When I lived there until five years ago, I was involved with an INGO that worked with small grants and mentoring for community based organizations. Other INGOs were inspired by the work that proved possible ‘under the radar’ at grassroots level. I witnessed the development of a consortium that aimed to bridge between the INGOs and grassroots initiative: Paung Ku (Burmese for bridge). The idea was that INGO staff would learn how to mentor emerging community organizations that received a small grant for their initiatives, in such a way that these organizations could “learn-by-doing” and gradually learn to do more for community development. In return, the mentors could apply their learning in the INGO projects that they were hired for.

At the time, organizational strengthening was very sensitive in Myanmar and INGOs only received permission for humanitarian work. This changed somewhat the year after deadly cyclone Nargis (2008), when relief operations moved into rehabilitation and development. Like many other organizations, Paung Ku had grown fast after Nargis. It had proven difficult for NGO staff to combine mentoring work with their project obligations, so the civil society strengthening programme moved to directly hiring mentors. Today the Paung Ku has over 35 staff, including 6 decentralised teams of facilitators who virtually cover the whole country, including areas still in conflict. Some of the NGO mentors have returned to their communities and now serve as volunteer mentors. I was invited to assist in the evaluation of this program which is transitioning to become a Myanmar NGO.

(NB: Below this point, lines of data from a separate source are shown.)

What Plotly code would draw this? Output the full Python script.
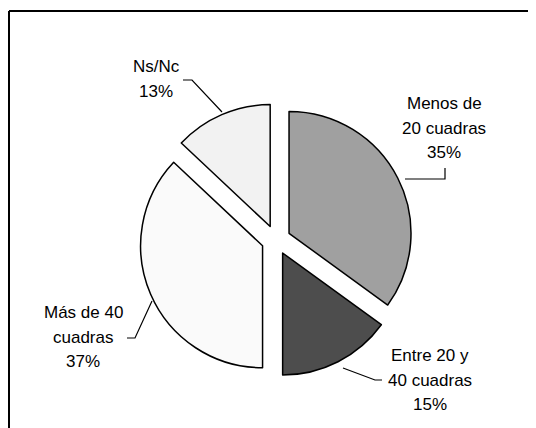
import plotly.graph_objects as go

# the page body keeps an 8px margin, so the figure sits at (8, 8)
OFF = 8
W, H = 528, 420

labels = ["Menos de<br>20 cuadras", "Entre 20 y<br>40 cuadras", "Más de 40<br>cuadras", "Ns/Nc"]
values = [35, 15, 37, 13]
colors = ["#A0A0A0", "#4D4D4D", "#FAFAFA", "#F2F2F2"]

# label block centres and leader lines, in window pixels
label_pos = [(444, 128), (430, 380), (83, 337), (156, 79)]
leaders = [
    [(405, 179), (445, 179), (445, 168)],
    [(343, 368), (375, 380), (382, 380)],
    [(127, 338), (135, 338), (152, 301)],
    [(183, 80), (192, 80), (222, 112)],
]
LINE_GAP = 24.5


def px(x, y):
    return (x - OFF) / W, 1 - (y - OFF) / H


cx, cy = px(276, 240)
half = 136.6
fig = go.Figure(go.Pie(
    labels=labels, values=values, sort=False,
    direction="clockwise", rotation=0,
    marker=dict(colors=colors, line=dict(color="black", width=1.5)),
    pull=[0.12] * len(values),
    textinfo="none", hoverinfo="label+percent",
    domain=dict(x=[cx - half / W, cx + half / W], y=[cy - half / H, cy + half / H]),
    showlegend=False,
))

for lab, v, (x, y) in zip(labels, values, label_pos):
    lines = lab.split("<br>") + [f"{v}%"]
    top = y - LINE_GAP * (len(lines) - 1) / 2
    for i, line in enumerate(lines):
        ax, ay = px(x, top + i * LINE_GAP)
        fig.add_annotation(
            x=ax, y=ay, xref="paper", yref="paper",
            text=line, showarrow=False,
            xanchor="center", yanchor="middle",
            font=dict(family="Liberation Sans, Arial", size=17, color="black"),
        )

for pts in leaders:
    path = ""
    for i, (x, y) in enumerate(pts):
        a, b = px(x, y)
        path += ("M" if i == 0 else "L") + f"{a},{b} "
    fig.add_shape(type="path", path=path.strip(), xref="paper", yref="paper",
                  line=dict(color="black", width=1.2))

# chart frame (only top and left edges fall inside the picture)
fx, fy = px(9, 11)
fig.add_shape(type="line", xref="paper", yref="paper", x0=fx, x1=1.0,
              y0=fy, y1=fy, line=dict(color="black", width=2))
fig.add_shape(type="line", xref="paper", yref="paper", x0=fx, x1=fx,
              y0=fy, y1=0.0, line=dict(color="black", width=2))

fig.update_layout(
    width=W, height=H,
    margin=dict(l=0, r=0, t=0, b=0),
    paper_bgcolor="white", plot_bgcolor="white",
)

fig.write_html("out.html")
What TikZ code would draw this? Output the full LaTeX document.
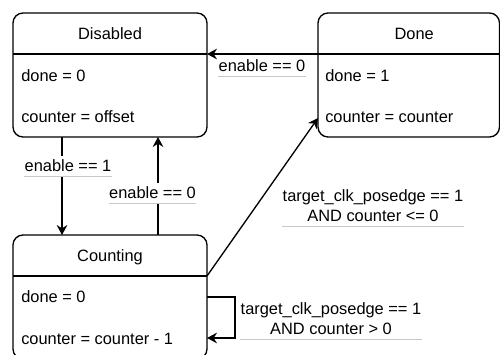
\documentclass[tikz,border=0pt]{standalone}
\usepackage{fontspec}
\setmainfont{Liberation Sans}
\usepackage{tikz}
\usetikzlibrary{arrows.meta, positioning, calc}
\definecolor{guardgrey}{RGB}{200, 200, 200}

\tikzset{
  statebox/.style={draw, line width=1pt, rounded corners=7.5pt, inner sep=0pt, outer sep=0pt, minimum height=93pt},
  statetitle/.style={anchor=base, inner sep=0pt},
  stateline/.style={anchor=base west, inner sep=0pt},
  trans/.style={line width=1pt, -{Stealth[length=7.5pt, width=8pt, inset=2.5pt]}},
  guard/.style={anchor=south, fill=white, inner xsep=0pt, inner ysep=3pt, text depth=0pt, align=center,
    append after command={(\tikzlastnode.south west) edge[draw=guardgrey, line width=0.6pt] (\tikzlastnode.south east)}}
}

\begin{document}
\begin{tikzpicture}[x=0.75pt, y=-0.75pt, font=\fontsize{12.3}{15}\selectfont]
  \useasboundingbox (0,0) rectangle (500,354);
  % states
  \node[statebox, minimum width=145.5pt] (disabled) at (110,75) {};
  \node[statebox, minimum width=136.1pt] (done) at (408.75,75) {};
  \node[statebox, minimum width=145.5pt] (counting) at (110,297) {};
  \foreach \s in {disabled, done, counting}
    \draw[line width=1pt] ($(\s.north west)+(0,41)$) -- ($(\s.north east)+(0,41)$);
  \node[statetitle] (disabled-title) at ($(disabled.north)+(0,26.5)$) {Disabled};
  \node[stateline] (disabled-l1) at ($(disabled.north west)+(8,68)$) {done = 0};
  \node[stateline] (disabled-l2) at ($(disabled.north west)+(8,109)$) {counter = offset};
  \node[statetitle] (done-title) at ($(done.north)+(5.5,26.5)$) {Done};
  \node[stateline] (done-l1) at ($(done.north west)+(7,68)$) {done = 1};
  \node[stateline] (done-l2) at ($(done.north west)+(7,109)$) {counter = counter};
  \node[statetitle] (counting-title) at ($(counting.north)+(0,26.5)$) {Counting};
  \node[stateline] (counting-l1) at ($(counting.north west)+(8,67)$) {done = 0};
  \node[stateline] (counting-l2) at ($(counting.north west)+(8,109.5)$) {counter = counter - 1};
  % transitions
  \draw[trans] ($(done.north west)+(0,41)$) -- ($(disabled.north east)+(0,41)$);
  \draw[trans] ($(disabled.south)+(-48,0)$) -- ($(counting.north)+(-48,0)$);
  \draw[trans] ($(counting.north)+(48,0)$) -- ($(disabled.south)+(48,0)$);
  \draw[trans] ($(counting.north east)+(0,41)$) -- ($(done.south west)+(0,-19)$);
  \draw[trans] (counting.east) -- ++(28,0) |- ($(counting.east)+(0,41)$);
  % guards
  \node[guard] (g-disable) at (262,76) {enable == 0};
  \node[guard] (g-enable) at (68,176) {enable == 1};
  \node[guard] (g-stop) at (152.5,203) {enable == 0};
  \node[guard] (g-finish) at (373,226) {target\_clk\_posedge == 1\\AND counter <= 0};
  \node[guard] (g-tick) at (331,339) {target\_clk\_posedge == 1\\AND counter > 0};
\end{tikzpicture}
\end{document}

With the political changes in the country in 2010, the release of Aung San Suu Kyi shortly after, and the gradual release of political prisoners, civil society strengthening has taken on completely new dimensions. Initially, community based organisations and their networks worked for community development and services, but the emphasis has shifted very fast to rights based issues such as land rights, fishing rights, peace and fair investment. The amazing thing is that civil society leaders, organizations and networks are actually driving these changes at scale, with the CSO program “leading from behind”.

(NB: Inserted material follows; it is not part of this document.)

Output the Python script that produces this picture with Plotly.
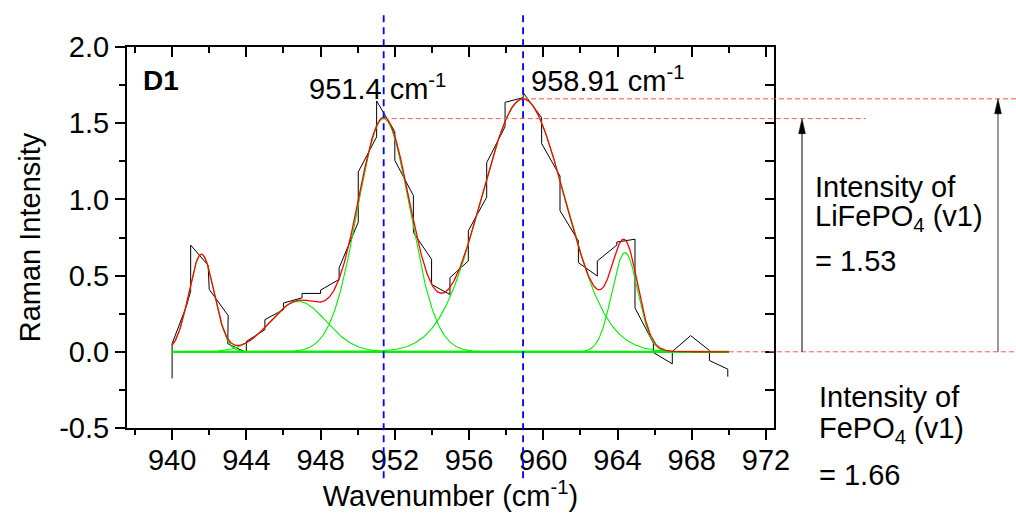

Here is my ten point list of the critical Paung Ku civil society strengthening activities:

  1. Network extensively and intensively with opinion leaders
  2. Support genuine local initiatives, agenda’s and issues: trust your gut feelings!
  3. Facilitate productive interactions and deep reflection towards thoughtful action that balances rights and duties
  4. Bring organisations with similar issues together
  5. Bring organisations in touch with resource persons who can inform, educate, train, research...
  6. Bring organisations and networks in touch with the media, artists and members of parliament to influence public opinion and political process 
  7. Provide remote groups with the means to communicate (i.e. mobile phone)
  8. Provide grants, so that organizations can pay for 4-6 above, and monitor downward accountability to the members – don’t overdo it: organizations can mobilize local resources! 
  9. Offer facilitation/mentoring separately from grant making, so that ‘learning by doing’ is not polluted by grant management concerns
  10. Stay out of the way and let the civil society leaders, organizations and networks get on with it: lead from behind.